Do you get homesick when traveling? Especially frequent travelers tend to have a tried-and-tested routine of dealing with sudden onsets of missing a certain place or person when on the road.

homesick
/ˈhəʊmsɪk/
adjective
Longing for home or family during a period of absence.

Moments of feeling down and missing the comfort of familiarity can happen anywhere and out of any reason. I had them for example when I was stuck at high altitude in Peru with a severe onset of altitude sickness. Or when people had been (not so subtly) taking pictures of me all day in India, making me feel like the most foreign person on the planet (which to them I probably was).
Travel is a great teacher and by now I know tricks on how to tackle the more somber moments on the road:

Food
I find comfort in food. And while I usually don’t care about brands, food is the one exception. At home, comfort food means literally any chocolatey food, but on the road it refers to my favorite brand of cookies or cornflakes or even water. It’s true that food tastes slightly different from country to country in order to cater to regional preferences. But for the most part I can be sure that it’ll taste somewhat similar to what I’m familiar with.
And let’s be honest, sometimes there is nothing better than walking into a McDonald’s after weeks of nothing but rice and chicken.

Books
Sometimes it’s good to get lost in a story, especially if you find yourself in a not so enjoyable place, for example a battered night train to Delhi, sharing space with five grumpy, middle-aged locals (true story). I have my kindle app on my phone, so I can always access my favorite books or go to the Amazon store. But usually it is more fun to explore local book stores and buy trashy romance novels or outdated science fiction stories from the “English” shelf. Plus, negotiating deals and re-selling books is great to save money and much more fun than using a 1-click button.

Music
Earbuds in, music on, world off.
Whatever is going on in my head, music helps me to zone out and find my happy place.

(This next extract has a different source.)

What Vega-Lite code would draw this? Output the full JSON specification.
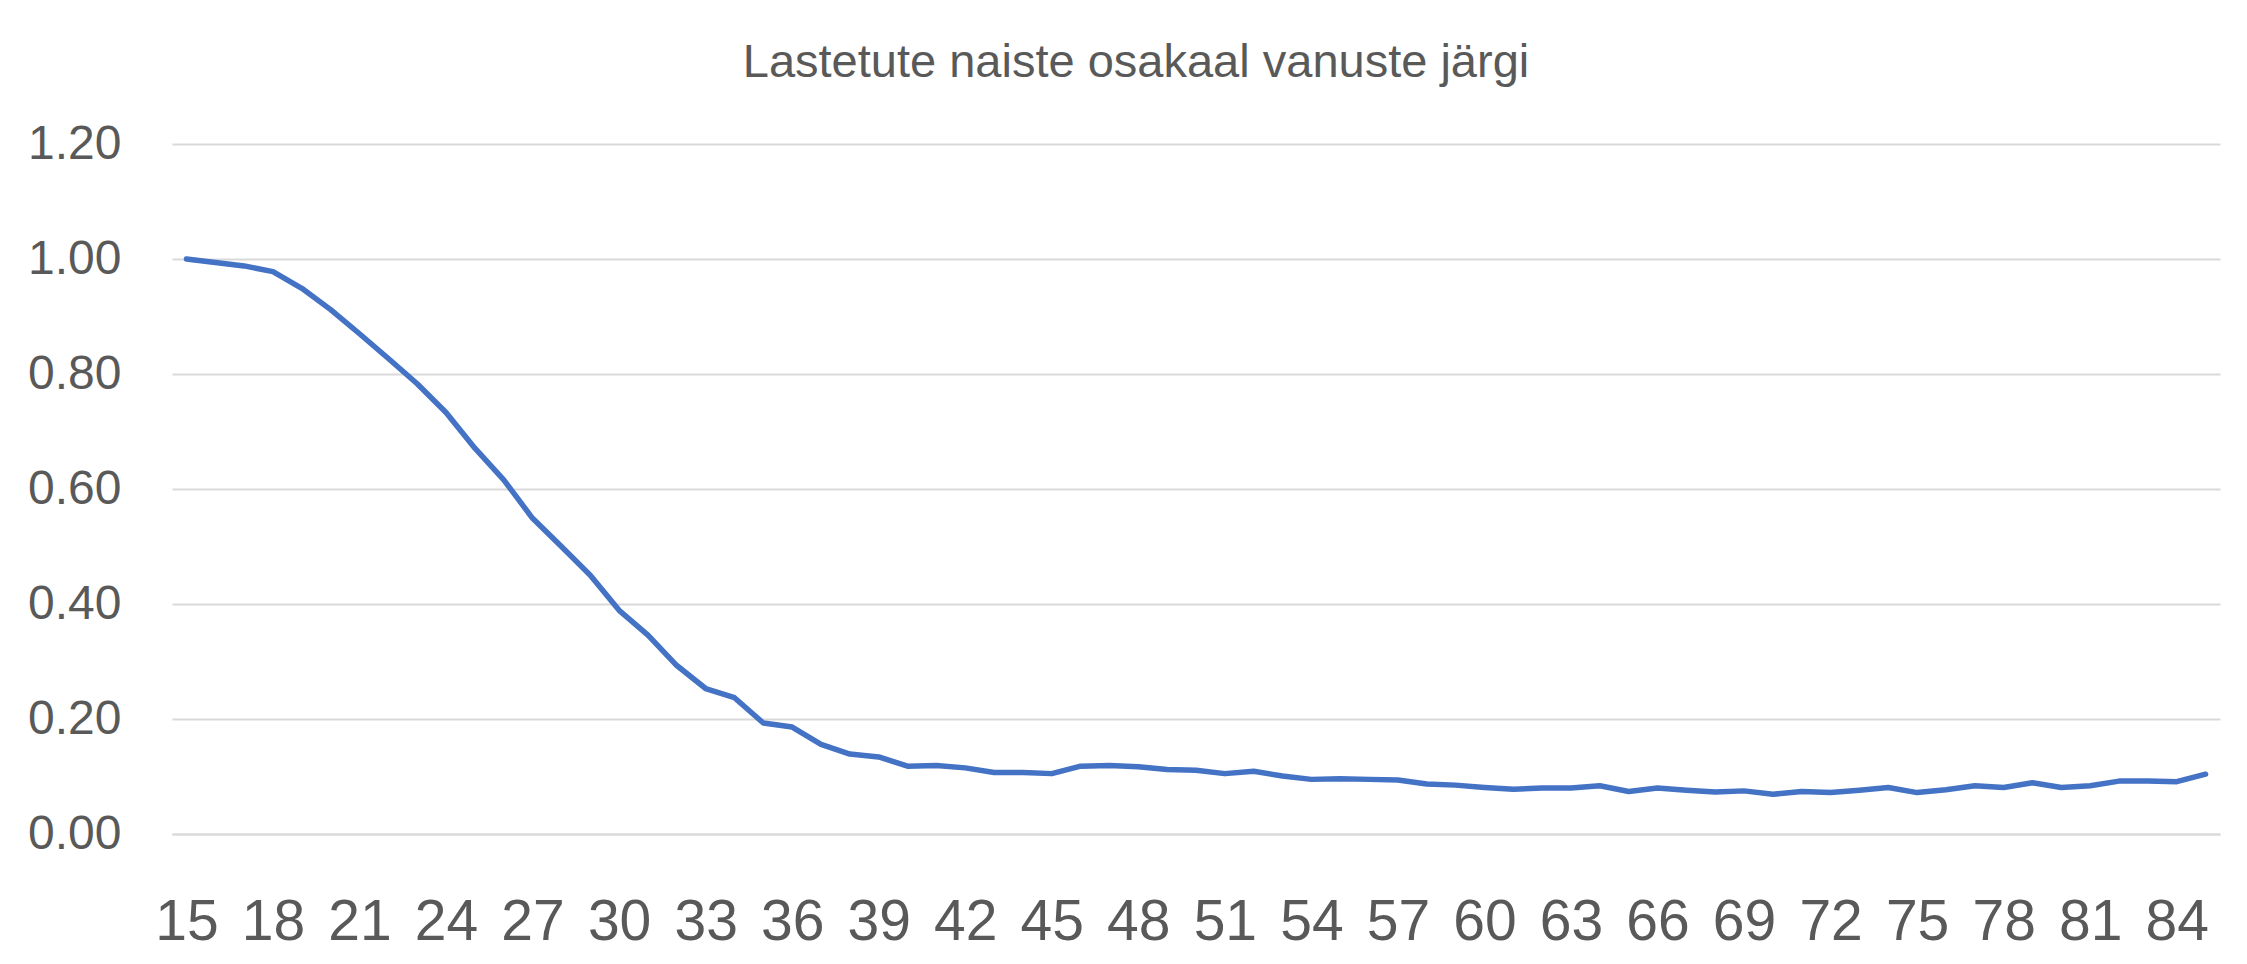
{
  "$schema": "https://vega.github.io/schema/vega-lite/v6.json",
  "width": 2048,
  "height": 690,
  "autosize": {"type": "none"},
  "padding": {"left": 172, "top": 144, "right": 27, "bottom": 130},
  "background": "white",
  "title": {
    "text": "Lastetute naiste osakaal vanuste järgi",
    "font": "Liberation Sans",
    "fontSize": 47,
    "fontWeight": "normal",
    "color": "#595959",
    "anchor": "middle",
    "frame": "group",
    "dx": -60,
    "baseline": "alphabetic",
    "offset": -4
  },
  "config": {
    "view": {"stroke": null},
    "axis": {"labelFont": "Liberation Sans", "labelColor": "#595959", "gridColor": "#D9D9D9", "gridWidth": 2}
  },
  "data": {
    "values": [
      {"vanus": 15, "osakaal": 1.000}, {"vanus": 16, "osakaal": 0.994}, {"vanus": 17, "osakaal": 0.988},
      {"vanus": 18, "osakaal": 0.978}, {"vanus": 19, "osakaal": 0.949}, {"vanus": 20, "osakaal": 0.912},
      {"vanus": 21, "osakaal": 0.870}, {"vanus": 22, "osakaal": 0.827}, {"vanus": 23, "osakaal": 0.783},
      {"vanus": 24, "osakaal": 0.733}, {"vanus": 25, "osakaal": 0.671}, {"vanus": 26, "osakaal": 0.616},
      {"vanus": 27, "osakaal": 0.549}, {"vanus": 28, "osakaal": 0.500}, {"vanus": 29, "osakaal": 0.450},
      {"vanus": 30, "osakaal": 0.389}, {"vanus": 31, "osakaal": 0.346}, {"vanus": 32, "osakaal": 0.293},
      {"vanus": 33, "osakaal": 0.253}, {"vanus": 34, "osakaal": 0.237}, {"vanus": 35, "osakaal": 0.193},
      {"vanus": 36, "osakaal": 0.186}, {"vanus": 37, "osakaal": 0.156}, {"vanus": 38, "osakaal": 0.139},
      {"vanus": 39, "osakaal": 0.134}, {"vanus": 40, "osakaal": 0.118}, {"vanus": 41, "osakaal": 0.119},
      {"vanus": 42, "osakaal": 0.115}, {"vanus": 43, "osakaal": 0.107}, {"vanus": 44, "osakaal": 0.107},
      {"vanus": 45, "osakaal": 0.105}, {"vanus": 46, "osakaal": 0.118}, {"vanus": 47, "osakaal": 0.119},
      {"vanus": 48, "osakaal": 0.117}, {"vanus": 49, "osakaal": 0.112}, {"vanus": 50, "osakaal": 0.111},
      {"vanus": 51, "osakaal": 0.105}, {"vanus": 52, "osakaal": 0.109}, {"vanus": 53, "osakaal": 0.101},
      {"vanus": 54, "osakaal": 0.095}, {"vanus": 55, "osakaal": 0.096}, {"vanus": 56, "osakaal": 0.095},
      {"vanus": 57, "osakaal": 0.094}, {"vanus": 58, "osakaal": 0.087}, {"vanus": 59, "osakaal": 0.085},
      {"vanus": 60, "osakaal": 0.081}, {"vanus": 61, "osakaal": 0.078}, {"vanus": 62, "osakaal": 0.080},
      {"vanus": 63, "osakaal": 0.080}, {"vanus": 64, "osakaal": 0.084}, {"vanus": 65, "osakaal": 0.074},
      {"vanus": 66, "osakaal": 0.080}, {"vanus": 67, "osakaal": 0.076}, {"vanus": 68, "osakaal": 0.073},
      {"vanus": 69, "osakaal": 0.075}, {"vanus": 70, "osakaal": 0.069}, {"vanus": 71, "osakaal": 0.074},
      {"vanus": 72, "osakaal": 0.072}, {"vanus": 73, "osakaal": 0.076}, {"vanus": 74, "osakaal": 0.081},
      {"vanus": 75, "osakaal": 0.072}, {"vanus": 76, "osakaal": 0.077}, {"vanus": 77, "osakaal": 0.084},
      {"vanus": 78, "osakaal": 0.081}, {"vanus": 79, "osakaal": 0.089}, {"vanus": 80, "osakaal": 0.081},
      {"vanus": 81, "osakaal": 0.084}, {"vanus": 82, "osakaal": 0.092}, {"vanus": 83, "osakaal": 0.092},
      {"vanus": 84, "osakaal": 0.091}, {"vanus": 85, "osakaal": 0.104}
    ]
  },
  "mark": {"type": "line", "color": "#4472C4", "strokeWidth": 5.5, "strokeCap": "round", "strokeJoin": "round"},
  "encoding": {
    "x": {
      "field": "vanus",
      "type": "quantitative",
      "scale": {"domain": [14.5, 85.5], "nice": false, "zero": false},
      "axis": {
        "title": null,
        "values": [15, 18, 21, 24, 27, 30, 33, 36, 39, 42, 45, 48, 51, 54, 57, 60, 63, 66, 69, 72, 75, 78, 81, 84],
        "format": "d",
        "grid": false,
        "ticks": false,
        "domain": true,
        "domainColor": "#D9D9D9",
        "domainWidth": 2,
        "labelFontSize": 57,
        "labelPadding": 60,
        "labelBaseline": "top"
      }
    },
    "y": {
      "field": "osakaal",
      "type": "quantitative",
      "scale": {"domain": [0, 1.2], "nice": false},
      "axis": {
        "title": null,
        "values": [0, 0.2, 0.4, 0.6, 0.8, 1.0, 1.2],
        "format": ".2f",
        "grid": true,
        "ticks": false,
        "domain": false,
        "labelFontSize": 48,
        "labelPadding": 51
      }
    }
  }
}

Songs can bring back memories of certain moments, places, people – perfect when wishing to be somewhere else.
Also, music and headphones help immensely when stuck on a bus while crossing borders in Asia – unless you fancy listening for hours to the same 20 minutes of terrible music videos over and over again (true story).

Phone
I spend a lot of time on my phone. Not to the extent where I miss out on the amazing world around me, but enough to not lose touch with what is going in the news and lives of people important to me. And if I count celebrities as important then no one has to know. But, when feeling down, going on my phone is the wrong move for me. Instead I make sure to get out of the house (or hostel), explore my surroundings, and just generally take my mind off things.
I would only call family or friends in an emergency. Texting is fair game, though.

Exercise
I never do sports. I watch sports, sure, but I’m zero active. Still, exercising – running, yoga, pilates, etc. – is the perfect distraction for a lot of people. And if you can pair up with someone else? Instant friendship.
For me, it doesn’t work. I don’t exercise at home and certainly won’t when traveling – and why would I attempt something that makes me miserable when already feeling down? I wouldn’t, is the answer. That, however, doesn’t mean I’m not genuinely envious when others talk about their morning run through the beautiful rice fields and show gorgeous photos of the sunrise. Sometimes I think about reconsidering my no running stance but that would seriously cut into my napping time. It’s called priorities.

Sightseeing and shopping
This certainly falls under the “getting out and be distracted” umbrella. Sightseeing should be done no matter what – but there are always hidden corners, alleyways and stores you haven’t seen the first time around. Shopping is tricky though. Make sure to only buy things you can carry, that are within your budget, and that you actually like. Too often I ended up buying things just because the vendor talked me into it or because I was in a weird mood.
That not-so-pretty bracelet from Ecuador? The overly embroidered dress from India? Those snazzy shorts from Indonesia? You would think I’d learn my lesson at some point. I won’t.

Friends
One of the best things about traveling is that you get to meet amazing people from all over the world, usually with a pretty similar mindset. And while they might not be able to replace family and close friends from home, newfound friends can certainly help make foreign places feel homey and turn strange or scary experiences into amazing adventures.
I, for one, was for immensely glad that I had a new-found friend with me when we got kicked out of a bus in Bangkok after missing the right stop. And while she was just as lost as I was, it would have been a very different experience if I had been by myself.

 

There are lots of ways to take the mind off things or make a very unfamiliar place feel more like home. In the end, everybody has to find their own way of dealing with the tougher days.

How do you deal with being homesick? Share your tips in a message or down in the comments, so I can try them out!

PS: Now I feel like McDonald’s. Or any food, really.